I guess this is one of those ‘actor-films’; it’s definitely a lower priority how the plot will play out than how Kirby will work her way through it.
Another gold star for how it never gets sentimental: mourning also exists out of rage and Pieces of a Woman shows plenty of that.
This might be my first film recommendation of the year.
8 x 30 min
Unlike the protagonist of my previous review, Sofie and Max have clear reasons to be maladjusted, rude weirdos. Most of the time. They also get much less flack from me for this because they’re funny and pretty attractive. Just being honest here.
Sofie is a married mother who’s brought in as a consultant at a publisher. Max is the IT-guy. They give each other weird assignments. The assignments escalate. So do feelings. So do their lives.
And it all plays out in Stockholm, so the escalations are all with subtitles.
This is romance, slice-of-life, coming-of-age without any Life Lesson beating you over the head of soundtrack telling you what to think. It’s quick (eight episodes), funny, sad and fresh.
Anarchy might be a big word, but it’s something different; in a good way.
A collection of films that definitely show my versatile watch list and/or all-over-the-place taste.
Jane Wants a Boyfriend – romcom with the main character being on the spectrum. The acting and dialogue isn’t all that, and some dialogue is (quite) outdated, but changing just one element shows that that you don’t need much to add a bit of fresh air to the genre.

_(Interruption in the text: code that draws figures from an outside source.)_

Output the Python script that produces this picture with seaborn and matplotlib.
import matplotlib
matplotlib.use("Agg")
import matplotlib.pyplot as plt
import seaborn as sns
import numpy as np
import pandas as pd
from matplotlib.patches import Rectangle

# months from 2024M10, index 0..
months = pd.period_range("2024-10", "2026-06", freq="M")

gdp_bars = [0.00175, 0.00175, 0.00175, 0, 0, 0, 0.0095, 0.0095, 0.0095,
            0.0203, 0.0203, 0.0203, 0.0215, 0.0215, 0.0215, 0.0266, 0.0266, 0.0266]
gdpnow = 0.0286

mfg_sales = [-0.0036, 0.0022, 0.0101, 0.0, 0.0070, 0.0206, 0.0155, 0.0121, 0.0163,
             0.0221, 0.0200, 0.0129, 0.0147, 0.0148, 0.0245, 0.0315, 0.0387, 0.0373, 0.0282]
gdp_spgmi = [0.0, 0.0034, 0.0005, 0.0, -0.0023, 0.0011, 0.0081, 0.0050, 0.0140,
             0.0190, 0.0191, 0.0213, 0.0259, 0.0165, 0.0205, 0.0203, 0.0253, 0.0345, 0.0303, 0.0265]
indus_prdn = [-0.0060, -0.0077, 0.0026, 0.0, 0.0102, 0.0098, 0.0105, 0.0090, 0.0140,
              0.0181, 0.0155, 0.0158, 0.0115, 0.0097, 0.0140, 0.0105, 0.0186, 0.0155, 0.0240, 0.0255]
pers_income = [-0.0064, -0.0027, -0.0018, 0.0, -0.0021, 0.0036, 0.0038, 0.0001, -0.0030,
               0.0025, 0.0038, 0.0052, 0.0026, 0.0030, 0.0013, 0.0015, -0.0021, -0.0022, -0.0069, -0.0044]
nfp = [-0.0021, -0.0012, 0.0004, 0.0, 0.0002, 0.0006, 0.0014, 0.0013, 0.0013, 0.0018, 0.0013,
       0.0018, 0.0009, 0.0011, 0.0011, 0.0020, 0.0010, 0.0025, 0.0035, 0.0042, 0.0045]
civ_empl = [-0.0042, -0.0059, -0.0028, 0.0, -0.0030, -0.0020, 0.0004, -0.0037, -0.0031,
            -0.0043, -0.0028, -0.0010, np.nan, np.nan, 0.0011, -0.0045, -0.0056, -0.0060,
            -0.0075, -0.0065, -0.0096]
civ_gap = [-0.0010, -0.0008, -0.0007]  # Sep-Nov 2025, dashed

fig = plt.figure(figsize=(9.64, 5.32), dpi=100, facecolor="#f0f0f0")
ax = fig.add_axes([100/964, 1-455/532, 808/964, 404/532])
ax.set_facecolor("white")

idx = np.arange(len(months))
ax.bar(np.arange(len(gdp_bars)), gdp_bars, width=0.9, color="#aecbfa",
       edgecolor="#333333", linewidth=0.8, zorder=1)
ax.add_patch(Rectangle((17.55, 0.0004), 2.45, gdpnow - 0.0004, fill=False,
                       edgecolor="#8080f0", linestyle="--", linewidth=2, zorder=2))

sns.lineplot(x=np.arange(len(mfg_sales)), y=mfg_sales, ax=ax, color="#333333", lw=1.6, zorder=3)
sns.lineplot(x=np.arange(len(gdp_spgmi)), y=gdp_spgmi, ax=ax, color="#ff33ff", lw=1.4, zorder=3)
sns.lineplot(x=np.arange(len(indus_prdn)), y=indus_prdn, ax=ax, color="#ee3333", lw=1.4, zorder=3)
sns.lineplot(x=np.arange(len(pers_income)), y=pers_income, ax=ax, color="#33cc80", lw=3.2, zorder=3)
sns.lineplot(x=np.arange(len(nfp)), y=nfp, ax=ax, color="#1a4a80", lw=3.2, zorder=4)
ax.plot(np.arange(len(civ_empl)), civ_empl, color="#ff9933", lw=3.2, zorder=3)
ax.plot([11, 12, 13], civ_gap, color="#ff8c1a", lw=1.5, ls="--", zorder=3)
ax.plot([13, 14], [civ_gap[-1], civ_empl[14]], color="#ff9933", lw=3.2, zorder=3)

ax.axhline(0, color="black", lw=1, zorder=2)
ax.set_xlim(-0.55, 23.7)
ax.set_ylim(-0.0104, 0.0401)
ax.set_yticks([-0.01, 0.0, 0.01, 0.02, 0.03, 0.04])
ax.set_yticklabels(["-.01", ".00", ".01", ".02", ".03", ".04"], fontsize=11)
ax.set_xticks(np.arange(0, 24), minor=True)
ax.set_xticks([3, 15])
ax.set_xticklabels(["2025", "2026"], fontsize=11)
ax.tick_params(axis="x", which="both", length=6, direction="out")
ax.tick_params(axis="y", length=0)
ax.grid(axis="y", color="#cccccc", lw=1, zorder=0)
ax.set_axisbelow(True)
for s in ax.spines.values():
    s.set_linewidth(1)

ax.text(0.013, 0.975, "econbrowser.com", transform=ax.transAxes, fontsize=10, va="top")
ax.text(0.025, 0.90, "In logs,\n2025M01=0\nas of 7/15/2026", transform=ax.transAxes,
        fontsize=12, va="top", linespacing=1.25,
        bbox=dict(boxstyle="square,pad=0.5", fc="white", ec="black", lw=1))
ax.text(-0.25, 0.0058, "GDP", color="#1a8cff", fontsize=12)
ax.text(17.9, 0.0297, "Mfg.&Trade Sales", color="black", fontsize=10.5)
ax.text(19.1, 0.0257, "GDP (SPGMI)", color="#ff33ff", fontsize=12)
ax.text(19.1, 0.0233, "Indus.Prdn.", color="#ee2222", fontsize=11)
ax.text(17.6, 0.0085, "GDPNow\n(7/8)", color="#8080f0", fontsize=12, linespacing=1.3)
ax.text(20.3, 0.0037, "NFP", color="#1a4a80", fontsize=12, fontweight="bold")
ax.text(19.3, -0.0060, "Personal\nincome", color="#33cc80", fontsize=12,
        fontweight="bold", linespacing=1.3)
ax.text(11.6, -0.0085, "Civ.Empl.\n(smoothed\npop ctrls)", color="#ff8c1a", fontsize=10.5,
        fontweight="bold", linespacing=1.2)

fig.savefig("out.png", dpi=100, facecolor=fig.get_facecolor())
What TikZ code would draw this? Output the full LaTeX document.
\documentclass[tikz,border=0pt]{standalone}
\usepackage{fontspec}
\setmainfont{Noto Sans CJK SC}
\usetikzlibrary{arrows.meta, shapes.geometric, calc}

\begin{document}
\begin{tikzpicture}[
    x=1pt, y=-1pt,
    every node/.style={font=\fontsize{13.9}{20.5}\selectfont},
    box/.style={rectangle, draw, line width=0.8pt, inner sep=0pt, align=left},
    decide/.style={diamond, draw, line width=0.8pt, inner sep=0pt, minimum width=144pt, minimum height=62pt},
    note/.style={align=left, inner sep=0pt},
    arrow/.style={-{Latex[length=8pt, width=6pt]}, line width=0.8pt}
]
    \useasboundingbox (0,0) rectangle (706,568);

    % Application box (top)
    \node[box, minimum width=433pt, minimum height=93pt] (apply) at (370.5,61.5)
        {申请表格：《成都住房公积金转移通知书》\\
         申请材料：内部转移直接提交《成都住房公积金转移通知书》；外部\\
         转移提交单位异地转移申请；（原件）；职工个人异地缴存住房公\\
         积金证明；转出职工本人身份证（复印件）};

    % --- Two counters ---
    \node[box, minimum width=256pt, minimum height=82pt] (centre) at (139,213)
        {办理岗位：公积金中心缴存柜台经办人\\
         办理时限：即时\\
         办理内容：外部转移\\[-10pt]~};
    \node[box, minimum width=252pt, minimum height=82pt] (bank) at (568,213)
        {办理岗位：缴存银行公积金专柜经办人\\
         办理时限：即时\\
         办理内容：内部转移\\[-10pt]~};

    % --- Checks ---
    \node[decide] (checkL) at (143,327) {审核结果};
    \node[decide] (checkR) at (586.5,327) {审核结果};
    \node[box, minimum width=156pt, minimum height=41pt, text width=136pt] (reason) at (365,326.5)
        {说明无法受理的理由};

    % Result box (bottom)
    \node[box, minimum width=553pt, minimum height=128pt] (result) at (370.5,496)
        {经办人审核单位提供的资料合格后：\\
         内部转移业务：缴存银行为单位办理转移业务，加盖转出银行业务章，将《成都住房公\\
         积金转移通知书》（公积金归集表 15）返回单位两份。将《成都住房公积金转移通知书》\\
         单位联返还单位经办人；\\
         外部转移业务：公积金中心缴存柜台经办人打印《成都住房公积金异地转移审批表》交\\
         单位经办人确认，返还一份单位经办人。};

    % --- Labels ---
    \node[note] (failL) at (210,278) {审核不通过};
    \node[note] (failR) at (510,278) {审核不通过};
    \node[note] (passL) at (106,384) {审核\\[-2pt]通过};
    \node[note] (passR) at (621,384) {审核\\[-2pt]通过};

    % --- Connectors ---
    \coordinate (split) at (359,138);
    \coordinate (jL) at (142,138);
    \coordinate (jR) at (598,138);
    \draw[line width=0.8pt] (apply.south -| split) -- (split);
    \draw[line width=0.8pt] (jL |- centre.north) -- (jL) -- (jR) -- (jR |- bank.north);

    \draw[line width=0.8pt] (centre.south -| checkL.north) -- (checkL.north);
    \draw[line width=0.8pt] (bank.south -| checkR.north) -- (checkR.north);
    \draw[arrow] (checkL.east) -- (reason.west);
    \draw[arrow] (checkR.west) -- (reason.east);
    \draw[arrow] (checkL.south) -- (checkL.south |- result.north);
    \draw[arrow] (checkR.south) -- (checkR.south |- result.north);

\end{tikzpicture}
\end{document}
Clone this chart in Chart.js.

If anything happens I love you – twelve minute animation about parents of a child killed in a school shooting. In case you need a quick sob.
My thoughts during Bloodshot:
– why is Vin Diesel still trying the humorless tough guy thing?
– Did Amalfi (Italy) get some kind of Hollywood deal? It’s everywhere!
– The villain gets a musical number?
– Woman fridged? Check.
– Don’t watch this if you’re not good with creepy crawlers.
– At least there’s no pretense here: this is for everyone who wants six minute long action scenes, again and again.
– A twist! Without a satisfying pay off!
All this could have happened in the early 2000s, but I guess companies weren’t clamouring to turn every comic book into a mediocre action film then.